Not natural or genuine, produced artificially.


Synonyms of factitious include sham, contrived, bogus, fraudulent, and spurious (word 18 of Level 8).

Factitious comes through the Latin facticius, made by art, artificial, from the verb facere, to make. A factitious word is not genuine; it has been made up. A factitious need is artificially produced. A factitious smile is unnatural and manufactured for the occasion. And when something has factitious value, its value is not genuine or intrinsic but has been artificially created or imposed.

According to the Century Dictionary (1914), “an artificial or factitious demand in the market is one that is manufactured, the [factitious demand] being the more laboriously worked up; a factitious demand exists only in the invention of one and the imagination of another.”

  • Word 38: Plexiform [PLEK-si-FORM]

In general, complicated or elaborate; specifically, like a plexus or network.


According to Random House Webster’s College Dictionary (1999), the noun plexus (PLEK-sus) means “a network” or “any complex structure containing an intricate network of parts,” as “the plexus of international relations.” In medicine, plexus is used to describe various networks of nerves and blood vessels.

Plexus comes from the Latin plectere, to braid, intertwine, interweave. The adjective plexiform combines plexus and the suffix -form to mean formed like a plexus or network. Plexiform may be used in this sense, as the plexiform nature of computer bulletin boards and online services. However, outside the fields of medicine and science, plexiform probably is more often used in a more general sense to mean having the qualities of a complex network, and therefore extremely complicated or elaborate. We speak of the plexiform nature of human relationships; a plexiform bureaucracy; plexiform negotiations; the plexiform operations of a multinational corporation; or the plexiform financial structure of Wall Street.

  • Word 39: Susurrus [suu-SUR-us]

A soft, subdued sound; a whispering, murmuring, muttering, or rustling sound.


susurrus and a susurration (SOO-suh-RAY-shin) are the same thing. The corresponding verb is susurrate (suu-SUR-ayt), to whisper, murmur; and the adjective is susurrant (suu-SUR-ant), softly whispering, rustling, or murmuring. All of these softsounding words come from the Latin susurrare, to whisper, murmer, mutter.

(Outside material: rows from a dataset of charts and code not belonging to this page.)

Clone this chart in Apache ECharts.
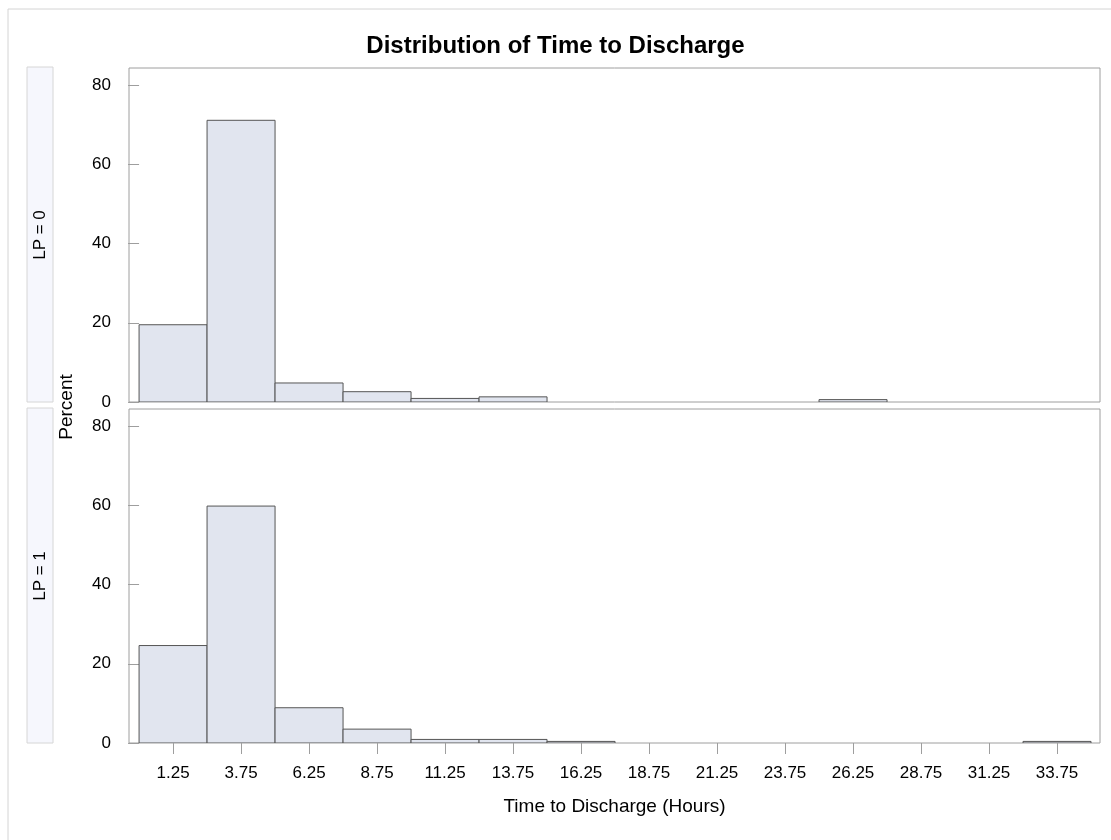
<!DOCTYPE html>
<html>
<head>
<meta charset="utf-8">
<title>Distribution of Time to Discharge</title>
<script src="https://cdn.jsdelivr.net/npm/echarts@6/dist/echarts.min.js"></script>
<style>
  html, body { margin: 0; padding: 0; background: #ffffff; }
  #chart { width: 1111px; height: 840px; }
</style>
</head>
<body>
<div id="chart"></div>
<script>
// Histogram bins (hours): midpoints and width
const binMid = [1.25, 3.75, 6.25, 8.75, 11.25, 13.75, 16.25, 18.75, 21.25, 23.75, 26.25, 28.75, 31.25, 33.75];
const binWidth = 2.5;
// Percent of patients per bin, by LP group
const pctLP0 = [19.5, 71.1, 4.8, 2.6, 0.9, 1.3, 0, 0, 0, 0, 0.6, 0, 0, 0];
const pctLP1 = [24.6, 59.8, 8.9, 3.5, 0.9, 0.9, 0.4, 0, 0, 0, 0, 0, 0, 0.4];
const yTicks = [0, 20, 40, 60, 80];
const panelLabels = ['LP = 0', 'LP = 1'];

const FONT = '"Liberation Sans", Arial, sans-serif';
const FRAME = '#9e9e9e';
const TEXT = '#000000';

function binData(values) {
  return binMid.map((m, i) => [m - binWidth / 2, m + binWidth / 2, values[i]])
               .filter(d => d[2] > 0);
}

function renderBin(params, api) {
  const lo = api.coord([api.value(0), 0]);
  const hi = api.coord([api.value(1), api.value(2)]);
  return {
    type: 'rect',
    shape: { x: lo[0], y: hi[1], width: hi[0] - lo[0], height: lo[1] - hi[1] },
    style: { fill: '#e1e5ef', stroke: '#555555', lineWidth: 1 }
  };
}

const xBase = {
  type: 'value', min: -0.37, max: 35.33,
  splitLine: { show: false },
  axisLine: { show: false }
};
const yBase = {
  type: 'value', min: 0, max: 84.3,
  splitLine: { show: false },
  axisLine: { show: false },
  axisTick: { show: true, length: 11, lineStyle: { color: FRAME }, customValues: yTicks },
  axisLabel: { customValues: yTicks, color: TEXT, fontFamily: FONT, fontSize: 17, margin: 18 }
};

const chart = echarts.init(document.getElementById('chart'), null, { renderer: 'canvas' });
chart.setOption({
  backgroundColor: '#ffffff',
  animation: false,
  title: {
    text: 'Distribution of Time to Discharge',
    left: 'center', top: 29,
    textStyle: { fontFamily: FONT, fontSize: 24, fontWeight: 'bold', color: '#000' }
  },
  grid: [
    { left: 129, top: 68, width: 971, height: 334, show: true, borderColor: FRAME, borderWidth: 1, backgroundColor: 'transparent' },
    { left: 129, top: 409, width: 971, height: 334, show: true, borderColor: FRAME, borderWidth: 1, backgroundColor: 'transparent' }
  ],
  xAxis: [
    Object.assign({}, xBase, { gridIndex: 0, axisTick: { show: false }, axisLabel: { show: false } }),
    Object.assign({}, xBase, {
      gridIndex: 1,
      name: 'Time to Discharge (Hours)',
      nameLocation: 'middle', nameGap: 54,
      nameTextStyle: { fontFamily: FONT, fontSize: 19, color: TEXT },
      axisTick: { show: true, length: 11, lineStyle: { color: FRAME }, customValues: binMid },
      axisLabel: { customValues: binMid, color: TEXT, fontFamily: FONT, fontSize: 17, margin: 22,
                   formatter: v => v.toFixed(2) }
    })
  ],
  yAxis: [
    Object.assign({}, yBase, { gridIndex: 0 }),
    Object.assign({}, yBase, { gridIndex: 1 })
  ],
  series: [
    { type: 'custom', xAxisIndex: 0, yAxisIndex: 0, renderItem: renderBin, data: binData(pctLP0), clip: true },
    { type: 'custom', xAxisIndex: 1, yAxisIndex: 1, renderItem: renderBin, data: binData(pctLP1), clip: true }
  ],
  graphic: [
    // outer frame
    { type: 'rect', shape: { x: 8, y: 9, width: 1110, height: 840 }, style: { fill: 'none', stroke: '#d4d4d4', lineWidth: 1 }, z: -1 },
    // panel strips
    { type: 'rect', shape: { x: 27, y: 67, width: 26, height: 335 }, style: { fill: '#f6f7fd', stroke: '#d6d6d6', lineWidth: 1 } },
    { type: 'rect', shape: { x: 27, y: 408, width: 26, height: 335 }, style: { fill: '#f6f7fd', stroke: '#d6d6d6', lineWidth: 1 } },
    { type: 'text', x: 40, y: 235, rotation: Math.PI / 2,
      style: { text: panelLabels[0], fontFamily: FONT, fontSize: 17, fill: TEXT, align: 'center', verticalAlign: 'middle' } },
    { type: 'text', x: 40, y: 576, rotation: Math.PI / 2,
      style: { text: panelLabels[1], fontFamily: FONT, fontSize: 17, fill: TEXT, align: 'center', verticalAlign: 'middle' } },
    // shared y-axis title
    { type: 'text', x: 67, y: 407, rotation: Math.PI / 2,
      style: { text: 'Percent', fontFamily: FONT, fontSize: 19, fill: TEXT, align: 'center', verticalAlign: 'middle' } }
  ]
});
</script>
</body>
</html>
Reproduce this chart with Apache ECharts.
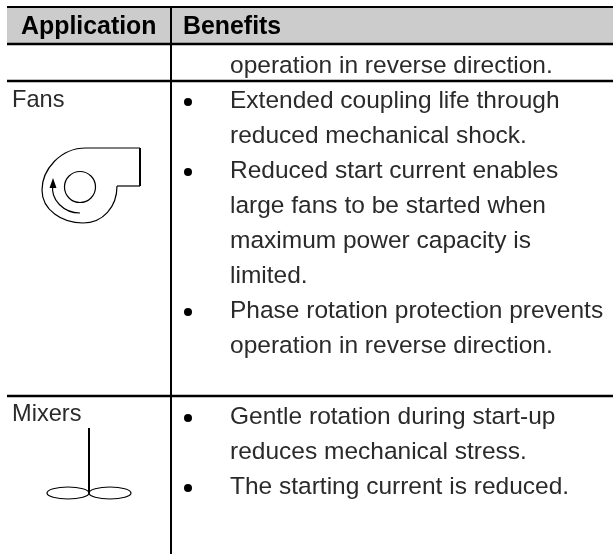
<!DOCTYPE html>
<html><head><meta charset="utf-8">
<style>html,body{margin:0;padding:0;background:#fff}#c{width:613px;height:554px}</style>
<script src="https://cdn.jsdelivr.net/npm/echarts@6/dist/echarts.min.js"></script>
</head><body><div id="c"></div>
<script>
const headers = ["Application", "Benefits"];
const carryLine = "operation in reverse direction.";
const fanLabel = "Fans";
const mixerLabel = "Mixers";
const fanLines = [
  ["•", "Extended coupling life through"],
  ["", "reduced mechanical shock."],
  ["•", "Reduced start current enables"],
  ["", "large fans to be started when"],
  ["", "maximum power capacity is"],
  ["", "limited."],
  ["•", "Phase rotation protection prevents"],
  ["", "operation in reverse direction."]
];
const mixerLines = [
  ["•", "Gentle rotation during start-up"],
  ["", "reduces mechanical stress."],
  ["•", "The starting current is reduced."]
];

const FONT = '"Liberation Sans", Arial, sans-serif';
const SIZE = 24.5, STEP = 35;
const chart = echarts.init(document.getElementById('c'), null, {renderer:'canvas'});
const g = [];
const line = (x1,y1,x2,y2,w) => g.push({type:'line',shape:{x1,y1,x2,y2},style:{stroke:'#000',lineWidth:w}});
const text = (x,y,t,opt={}) => g.push({type:'text',x,y,style:Object.assign({text:t,fill:'#2a2a2a',font:`${SIZE}px ${FONT}`,textVerticalAlign:'middle',textAlign:'left'},opt)});
const curve = (x1,y1,cpx1,cpy1,cpx2,cpy2,x2,y2,w=1.2) => g.push({type:'bezierCurve',shape:{x1,y1,cpx1,cpy1,cpx2,cpy2,x2,y2},style:{fill:'none',stroke:'#000',lineWidth:w}});

g.push({type:'rect',shape:{x:7,y:7,width:606,height:37},style:{fill:'#cccccc'}});
line(7,7,613,7,2);
line(7,44,613,44,2.5);
line(7,81,613,81,2.5);
line(7,396,613,396,2.5);
line(171,7,171,554,2);

text(21,27,headers[0],{font:`bold 24.9px ${FONT}`,fill:'#000'});
text(183,27,headers[1],{font:`bold 24.9px ${FONT}`,fill:'#000'});
text(230,66,carryLine);
text(12,100,fanLabel,{font:`23.6px ${FONT}`});
text(12,414,mixerLabel,{font:`23.6px ${FONT}`});

const bodyLines = (rows,y0) => rows.forEach((r,i)=>{
  const y=y0+i*STEP;
  if(r[0]) g.push({type:'circle',shape:{cx:188,cy:y+1,r:4},style:{fill:'#000'}});
  text(230,y,r[1]);
});
bodyLines(fanLines,101);
bodyLines(mixerLines,417);

// Fan icon
line(86,148,140,148,1.2);
line(140,148,140,186,2);
line(117,186,140,186,1.2);
curve(86,148,60,148,42,170,42,190);
curve(42,190,42,210,62,223,83,223);
curve(83,223,103,223,117,207,117,186);
g.push({type:'circle',shape:{cx:80,cy:187,r:15.5},style:{fill:'none',stroke:'#000',lineWidth:1.2}});
curve(80,213,64,213,50,200,53,184);
g.push({type:'polygon',shape:{points:[[53,178],[49.5,188],[56.5,188]]},style:{fill:'#000'}});

// Mixer icon
line(89,428,89,493,2);
g.push({type:'ellipse',shape:{cx:68,cy:493,rx:21,ry:6},style:{fill:'none',stroke:'#000',lineWidth:1.2}});
g.push({type:'ellipse',shape:{cx:110,cy:493,rx:21,ry:6},style:{fill:'none',stroke:'#000',lineWidth:1.2}});

chart.setOption({animation:false,backgroundColor:'#fff',graphic:{elements:g}});
</script></body></html>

susurrus or a susurration—pick the soft-sounding word you prefer—can apply to many things, because so many things create a whispering, murmuring, muttering, or rustling sound. Here are three possible applications: the susurrus in the library; the sussuration of the trees; as the lights dimmed and the curtain rose, a susurrus passed through the audience and then died away.

  • Word 40: Triturate [TRICH-uh-RAYT]

To grind, crush, or pound into fine particles or powder.


Synonyms of triturate include pulverize, comminute (KAHM-i-N(Y)OOT), and levigate (LEV-i-GAYT).

To pulverize and to triturate are virtually interchangeable; both words suggest reducing something to fine particles or powder. Pulverize comes from the Latin pulvis, dust, and by derivation suggests reducing something to dust. Triturate comes from a Latin word meaning to thresh grain or tread out corn, and by derivation suggests a violent beating, bruising, pounding, crushing, rubbing, or grinding action. When used figuratively, pulverize is the more violent word, and means to destroy or demolish completely, as to pulverize an opponent. Used figuratively, triturate suggests either a grinding or crushing into small pieces or a wearing down to nothing by friction: “Her job was triturating all her creative abilities”; “He triturated his financial assets until he was bankrupt.”

The corresponding noun is trituration (TRICH-uh-RAY-shin).